EXERCISE: Output the material beneath this task exactly, images excluded.

DATASET EXTRACT:
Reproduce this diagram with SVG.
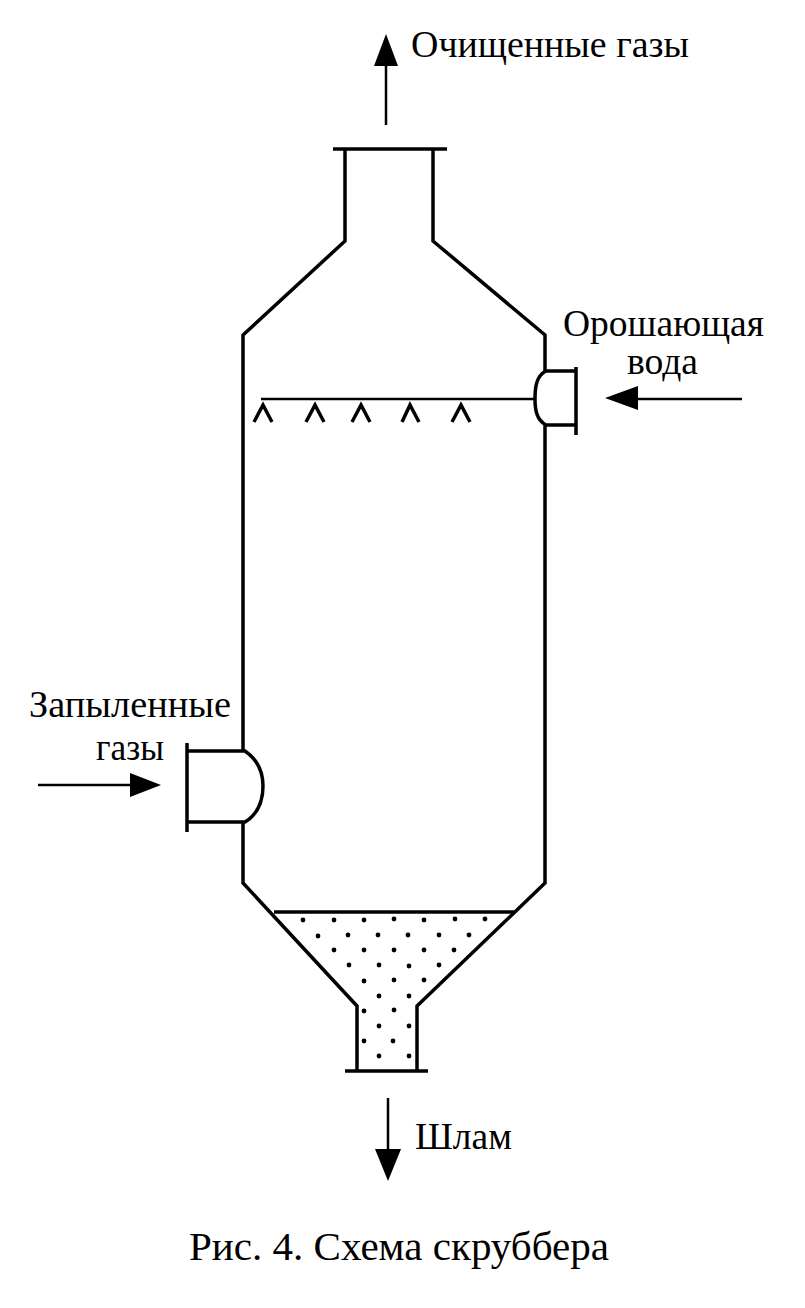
<svg xmlns="http://www.w3.org/2000/svg" width="805" height="1308" viewBox="0 0 805 1308">
<defs>
<style>
.l{fill:none;stroke:#000;stroke-width:3.5;stroke-linejoin:miter;stroke-linecap:butt}
.t{stroke-width:2.5}
.n{stroke-width:3.5}
.h{fill:#000;stroke:none}
text{font-family:"Liberation Serif","Times New Roman",serif;font-size:38px;fill:#000}
</style>
</defs>
<rect width="805" height="1308" fill="#fff"/>
<g id="scrubber">
<path class="l" d="M333 149H447M345 149V241L243 335V751M243 822V883L357 1006V1071M433 149V241L545 335V371M545 425V883L417 1006V1071M345 1071H428"/>
<path class="l" d="M274 912H514"/>
<path class="l t" d="M261 399H535"/>
</g>
<g id="nozzles" class="nozzles">
<path class="l n" d="M254 422L263 405L272 422M306 422L315 405L324 422M352 422L361 405L370 422M402 422L410 405L419 422M452 422L461 405L470 422"/>
</g>
<g id="water-inlet">
<path class="l" d="M576 367V435M575 371H546C536 376 535 388 535 399C535 411 537 420 546 425H575"/>
</g>
<g id="gas-inlet">
<path class="l" d="M187 743V832M187 751H245C258 760 263 772 263 786C263 802 258 814 245 822H187"/>
</g>
<g id="sludge">
<g fill="#000">
<circle cx="303" cy="920" r="2.4"/><circle cx="334" cy="920" r="2.4"/><circle cx="364" cy="920" r="2.4"/><circle cx="394" cy="919" r="2.4"/><circle cx="424" cy="920" r="2.4"/><circle cx="455" cy="919" r="2.4"/><circle cx="485" cy="919" r="2.4"/>
<circle cx="318" cy="936" r="2.4"/><circle cx="348" cy="935" r="2.4"/><circle cx="378" cy="935" r="2.4"/><circle cx="408" cy="935" r="2.4"/><circle cx="439" cy="935" r="2.4"/><circle cx="469" cy="935" r="2.4"/>
<circle cx="334" cy="950" r="2.4"/><circle cx="364" cy="950" r="2.4"/><circle cx="394" cy="950" r="2.4"/><circle cx="424" cy="950" r="2.4"/><circle cx="454" cy="950" r="2.4"/>
<circle cx="349" cy="965" r="2.4"/><circle cx="379" cy="965" r="2.4"/><circle cx="409" cy="966" r="2.4"/><circle cx="439" cy="965" r="2.4"/>
<circle cx="364" cy="981" r="2.4"/><circle cx="394" cy="980" r="2.4"/><circle cx="424" cy="980" r="2.4"/>
<circle cx="379" cy="996" r="2.4"/><circle cx="409" cy="996" r="2.4"/>
<circle cx="364" cy="1011" r="2.4"/><circle cx="394" cy="1010" r="2.4"/>
<circle cx="379" cy="1026" r="2.4"/><circle cx="409" cy="1026" r="2.4"/>
<circle cx="364" cy="1041" r="2.4"/><circle cx="393" cy="1041" r="2.4"/>
<circle cx="379" cy="1056" r="2.4"/><circle cx="409" cy="1056" r="2.4"/>
</g>
</g>
<g id="connectors">
<path class="l t" d="M386 125V60M742 399H630M38 785H135M388 1098V1155"/>
<path class="h" d="M386 34L374 66H398Z"/>
<path class="h" d="M605 398L638 386V410Z"/>
<path class="h" d="M161 785L130 773V797Z"/>
<path class="h" d="M388 1181L375 1149H401Z"/>
</g>
<g id="labels">
<text x="411" y="57" textLength="278" lengthAdjust="spacingAndGlyphs">Очищенные газы</text>
<text x="563" y="336" textLength="201" lengthAdjust="spacingAndGlyphs">Орошающая</text>
<text x="627" y="374" textLength="71" lengthAdjust="spacingAndGlyphs">вода</text>
<text x="29" y="717" textLength="202" lengthAdjust="spacingAndGlyphs">Запыленные</text>
<text x="96" y="760" textLength="68" lengthAdjust="spacingAndGlyphs">газы</text>
<text x="415" y="1149" textLength="97" lengthAdjust="spacingAndGlyphs">Шлам</text>
<text x="189" y="1260" textLength="420" lengthAdjust="spacingAndGlyphs" style="font-size:41px">Рис. 4. Схема скруббера</text>
</g>
</svg>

FULL SOLUTION:
Reproduce this diagram with SVG.
<svg xmlns="http://www.w3.org/2000/svg" width="805" height="1308" viewBox="0 0 805 1308">
<defs>
<style>
.l{fill:none;stroke:#000;stroke-width:3.5;stroke-linejoin:miter;stroke-linecap:butt}
.t{stroke-width:2.5}
.n{stroke-width:3.5}
.h{fill:#000;stroke:none}
text{font-family:"Liberation Serif","Times New Roman",serif;font-size:38px;fill:#000}
</style>
</defs>
<rect width="805" height="1308" fill="#fff"/>
<g id="scrubber">
<path class="l" d="M333 149H447M345 149V241L243 335V751M243 822V883L357 1006V1071M433 149V241L545 335V371M545 425V883L417 1006V1071M345 1071H428"/>
<path class="l" d="M274 912H514"/>
<path class="l t" d="M261 399H535"/>
</g>
<g id="nozzles" class="nozzles">
<path class="l n" d="M254 422L263 405L272 422M306 422L315 405L324 422M352 422L361 405L370 422M402 422L410 405L419 422M452 422L461 405L470 422"/>
</g>
<g id="water-inlet">
<path class="l" d="M576 367V435M575 371H546C536 376 535 388 535 399C535 411 537 420 546 425H575"/>
</g>
<g id="gas-inlet">
<path class="l" d="M187 743V832M187 751H245C258 760 263 772 263 786C263 802 258 814 245 822H187"/>
</g>
<g id="sludge">
<g fill="#000">
<circle cx="303" cy="920" r="2.4"/><circle cx="334" cy="920" r="2.4"/><circle cx="364" cy="920" r="2.4"/><circle cx="394" cy="919" r="2.4"/><circle cx="424" cy="920" r="2.4"/><circle cx="455" cy="919" r="2.4"/><circle cx="485" cy="919" r="2.4"/>
<circle cx="318" cy="936" r="2.4"/><circle cx="348" cy="935" r="2.4"/><circle cx="378" cy="935" r="2.4"/><circle cx="408" cy="935" r="2.4"/><circle cx="439" cy="935" r="2.4"/><circle cx="469" cy="935" r="2.4"/>
<circle cx="334" cy="950" r="2.4"/><circle cx="364" cy="950" r="2.4"/><circle cx="394" cy="950" r="2.4"/><circle cx="424" cy="950" r="2.4"/><circle cx="454" cy="950" r="2.4"/>
<circle cx="349" cy="965" r="2.4"/><circle cx="379" cy="965" r="2.4"/><circle cx="409" cy="966" r="2.4"/><circle cx="439" cy="965" r="2.4"/>
<circle cx="364" cy="981" r="2.4"/><circle cx="394" cy="980" r="2.4"/><circle cx="424" cy="980" r="2.4"/>
<circle cx="379" cy="996" r="2.4"/><circle cx="409" cy="996" r="2.4"/>
<circle cx="364" cy="1011" r="2.4"/><circle cx="394" cy="1010" r="2.4"/>
<circle cx="379" cy="1026" r="2.4"/><circle cx="409" cy="1026" r="2.4"/>
<circle cx="364" cy="1041" r="2.4"/><circle cx="393" cy="1041" r="2.4"/>
<circle cx="379" cy="1056" r="2.4"/><circle cx="409" cy="1056" r="2.4"/>
</g>
</g>
<g id="connectors">
<path class="l t" d="M386 125V60M742 399H630M38 785H135M388 1098V1155"/>
<path class="h" d="M386 34L374 66H398Z"/>
<path class="h" d="M605 398L638 386V410Z"/>
<path class="h" d="M161 785L130 773V797Z"/>
<path class="h" d="M388 1181L375 1149H401Z"/>
</g>
<g id="labels">
<text x="411" y="57" textLength="278" lengthAdjust="spacingAndGlyphs">Очищенные газы</text>
<text x="563" y="336" textLength="201" lengthAdjust="spacingAndGlyphs">Орошающая</text>
<text x="627" y="374" textLength="71" lengthAdjust="spacingAndGlyphs">вода</text>
<text x="29" y="717" textLength="202" lengthAdjust="spacingAndGlyphs">Запыленные</text>
<text x="96" y="760" textLength="68" lengthAdjust="spacingAndGlyphs">газы</text>
<text x="415" y="1149" textLength="97" lengthAdjust="spacingAndGlyphs">Шлам</text>
<text x="189" y="1260" textLength="420" lengthAdjust="spacingAndGlyphs" style="font-size:41px">Рис. 4. Схема скруббера</text>
</g>
</svg>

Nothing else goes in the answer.